As for alum in gum size, I, too, have read warnings against it in RECENT
books. But just about every pictorialist/early-gum how-to I've come
across, if it added gelatine size, called for alum to harden it. (Puyo
decisively dismissed the need for added size, though he's the only early
source I think of who actually mentioned formaldehyde in case you did size
-- that is, he called for "formol", which is NOT in my French dictionary,
but I take it for formaldehyde.) The alum, BTW, was usually added to the
gelatine, not used as a separate bath. Are those prints OK? The early
gums I saw were, but were they alummed??
On Tue, 25 Jul 1995, Dan Shapiro wrote:
> If the point of sizing is to make paper fibers resistant to staining and
> expansion/shrinkage with water, could you, in principle, size paper
> using dichromated gelatine, exposed without a negative?
That's pretty ingenious, though it might stain, or would take a long
soak to remove the stain, and, if the purpose is to
avoid noxious formaldehyde, how much improvement would extra dichromate be?
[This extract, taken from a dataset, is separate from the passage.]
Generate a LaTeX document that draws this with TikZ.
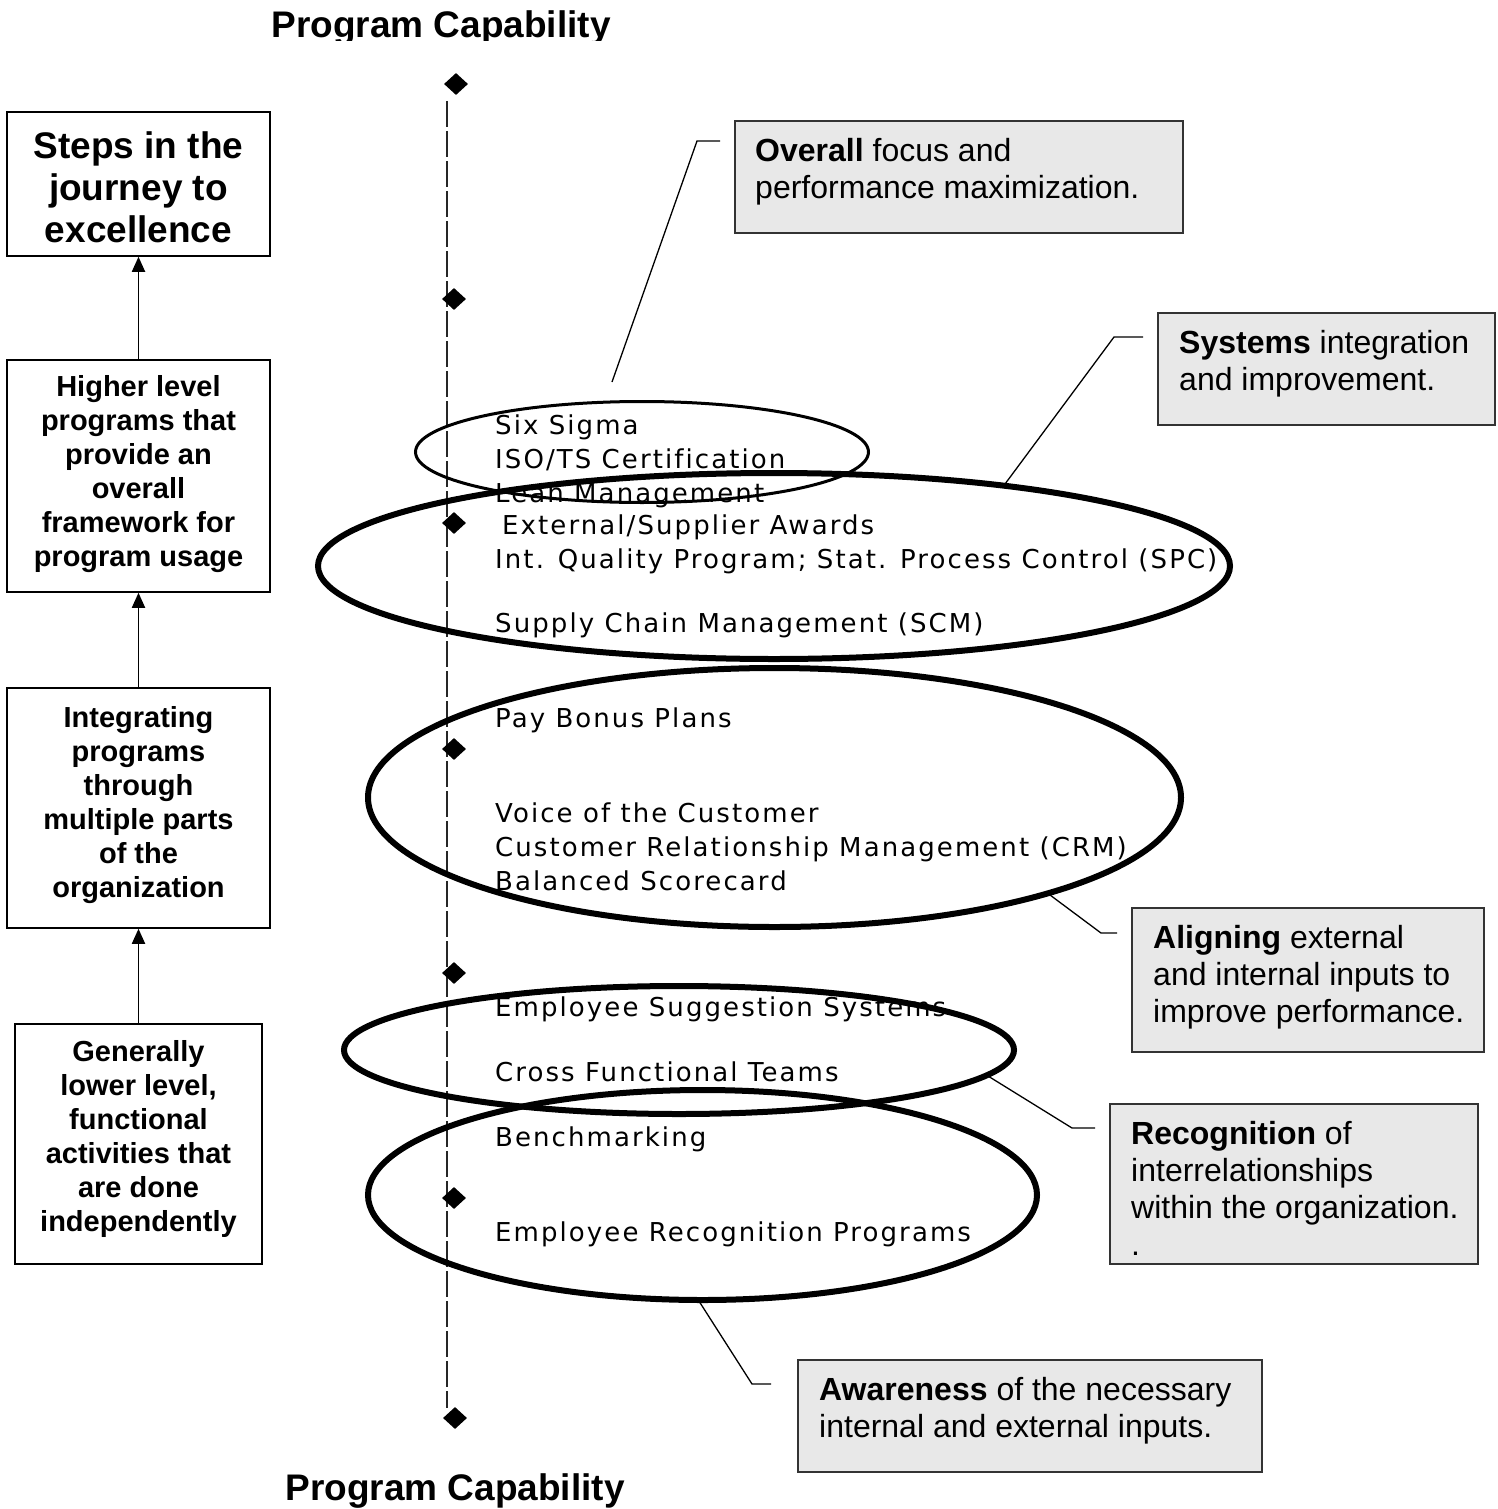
\documentclass[tikz,border=0pt]{standalone}
\usepackage{fontspec}
\setmainfont{Liberation Sans}
\newfontfamily\midfont[LetterSpace=8,Ligatures=NoCommon]{DejaVu Sans}
\usetikzlibrary{arrows.meta,shapes.geometric}
\begin{document}
\begin{tikzpicture}[x=1pt,y=-1pt,
  stepbox/.style={draw=black,line width=1.5pt,inner sep=0pt,rectangle},
  steptext/.style={align=center,font=\bfseries\fontsize{29}{34}\selectfont,inner sep=0pt,anchor=base},
  callbox/.style={draw=black!80,fill=black!9,line width=1.5pt,inner sep=0pt,rectangle},
  calltext/.style={align=left,font=\fontsize{32}{37}\selectfont,inner sep=0pt,anchor=base west},
  prog/.style={font=\midfont\fontsize{26}{34}\selectfont,inner sep=0pt,anchor=base west},
  dia/.style={diamond,fill=black,inner sep=0pt,minimum width=24pt,minimum height=22pt},
  ring/.style={draw=black,line width=6pt},
  lead/.style={draw=black,line width=1.3pt},
  uparrow/.style={draw=black,line width=1.8pt,-{Triangle[length=15pt,width=13pt]}},
  title/.style={font=\bfseries\fontsize{37}{42}\selectfont,inner sep=0pt,anchor=base},
]
\useasboundingbox (0,0) rectangle (1497,1509);

% titles
\begin{scope}
  \clip (0,0) rectangle (1497,41);
  \node[title] (toptitle) at (441,38) {Program Capability};
\end{scope}
\node[title] (bottitle) at (455,1500) {Program Capability};

% left step boxes (text anchors at the baseline of the last line)
\node[stepbox,minimum width=263pt,minimum height=144pt] (b1) at (138.5,184) {};
\node[stepbox,minimum width=263pt,minimum height=232pt] (b2) at (138.5,476) {};
\node[stepbox,minimum width=263pt,minimum height=240pt] (b3) at (138.5,808) {};
\node[stepbox,minimum width=247pt,minimum height=240pt] (b4) at (138.5,1144) {};
\node[steptext,font=\bfseries\fontsize{37}{42}\selectfont] (t1) at (138.5,242) {Steps in the\\journey to\\excellence};
\node[steptext] (t2) at (138.5,566) {Higher level\\programs that\\provide an\\overall\\framework for\\program usage};
\node[steptext] (t3) at (138.5,897) {Integrating\\programs\\through\\multiple parts\\of the\\organization};
\node[steptext] (t4) at (138.5,1231) {Generally\\lower level,\\functional\\activities that\\are done\\independently};
\draw[uparrow] (b4.north) -- (b3.south);
\draw[uparrow] (b3.north) -- (b2.south);
\draw[uparrow] (b2.north) -- (b1.south);

% dashed axis with diamonds
\coordinate (axtop) at (447,101);
\coordinate (axbot) at (447,1408);
\draw[black!85,line width=1.5pt,dash pattern=on 26pt off 4pt] (axtop) -- (axbot);
\node[dia] (d1) at (456,84) {};
\node[dia] (d2) at (454,299) {};
\node[dia] (d3) at (454,523) {};
\node[dia] (d4) at (454,749) {};
\node[dia] (d5) at (454,973) {};
\node[dia] (d6) at (454,1198) {};
\node[dia] (d7) at (455,1418) {};

% program texts
\node[prog] (p1) at (495,434) {Six Sigma};
\node[prog] (p2) at (495,468) {ISO/TS Certification};
\node[prog] (p3) at (495,502) {Lean Management};
\node[prog] (p4) at (502,534) {External/Supplier Awards};
\node[prog] (p5) at (495,568) {Int. Quality Program; Stat. Process Control (SPC)};
\node[prog] (p6) at (495,632) {Supply Chain Management (SCM)};
\node[prog] (p7) at (495,727) {Pay Bonus Plans};
\node[prog] (p8) at (495,822) {Voice of the Customer};
\node[prog] (p9) at (495,856) {Customer Relationship Management (CRM)};
\node[prog] (p10) at (495,890) {Balanced Scorecard};
\node[prog] (p11) at (495,1016) {Employee Suggestion Systems};
\node[prog] (p12) at (495,1081) {Cross Functional Teams};
\node[prog] (p13) at (495,1146) {Benchmarking};
\node[prog] (p14) at (495,1241) {Employee Recognition Programs};

% ellipses
\draw[draw=black,line width=3pt] (642,452) ellipse [x radius=226.5pt, y radius=50.5pt];
\draw[ring] (774,566) ellipse [x radius=456pt, y radius=93pt];
\draw[ring] (774.5,797.5) ellipse [x radius=406.5pt, y radius=129.5pt];
\draw[ring] (679,1050) ellipse [x radius=335pt, y radius=64pt];
\draw[ring] (702.5,1195) ellipse [x radius=334.5pt, y radius=105pt];

% callout boxes
\node[callbox,minimum width=448pt,minimum height=112pt] (c1) at (959,177) {};
\node[callbox,minimum width=337pt,minimum height=112pt] (c2) at (1326.5,369) {};
\node[callbox,minimum width=352pt,minimum height=144pt] (c3) at (1308,980) {};
\node[callbox,minimum width=368pt,minimum height=160pt] (c4) at (1294,1184) {};
\node[callbox,minimum width=464pt,minimum height=112pt] (c5) at (1030,1416) {};
\node[calltext] (c1t) at (755,198) {{\bfseries Overall} focus and\\performance maximization.};
\node[calltext] (c2t) at (1179,390) {{\bfseries Systems} integration\\and improvement.};
\node[calltext] (c3t) at (1153,1022) {{\bfseries Aligning} external\\and internal inputs to\\improve performance.};
\node[calltext] (c4t) at (1131,1255) {{\bfseries Recognition} of\\interrelationships\\within the organization.\\.};
\node[calltext] (c5t) at (819,1437) {{\bfseries Awareness} of the necessary\\internal and external inputs.};

% callout leaders
\coordinate (l1a) at (612,382); \coordinate (l1b) at (697,141); \coordinate (l1c) at (720,141);
\coordinate (l2a) at (1005,484); \coordinate (l2b) at (1114,337); \coordinate (l2c) at (1143,337);
\coordinate (l3a) at (1050,895); \coordinate (l3b) at (1101,933); \coordinate (l3c) at (1117,933);
\coordinate (l4a) at (988,1076); \coordinate (l4b) at (1072,1128); \coordinate (l4c) at (1095,1128);
\coordinate (l5a) at (697,1298); \coordinate (l5b) at (752,1384); \coordinate (l5c) at (771,1384);
\draw[lead] (l1a) -- (l1b) -- (l1c);
\draw[lead] (l2a) -- (l2b) -- (l2c);
\draw[lead] (l3a) -- (l3b) -- (l3c);
\draw[lead] (l4a) -- (l4b) -- (l4c);
\draw[lead] (l5a) -- (l5b) -- (l5c);
\end{tikzpicture}
\end{document}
Why don't you try it, though?
Incidentally, the pictorialists were wont to expose a coat of just gum and
dichromate without pigment (or only a tiny amount) to give an allover
tone to the paper.
> My intuition is telling me that quality/predictability will be enhanced
> if we can reduce the number of chemical agents involved in making gum
> prints.>
Maybe, maybe not. The gelatine in dichromate would be different from the
gum in dichromate.
You're an optimist, though, thinking you can outwit "it."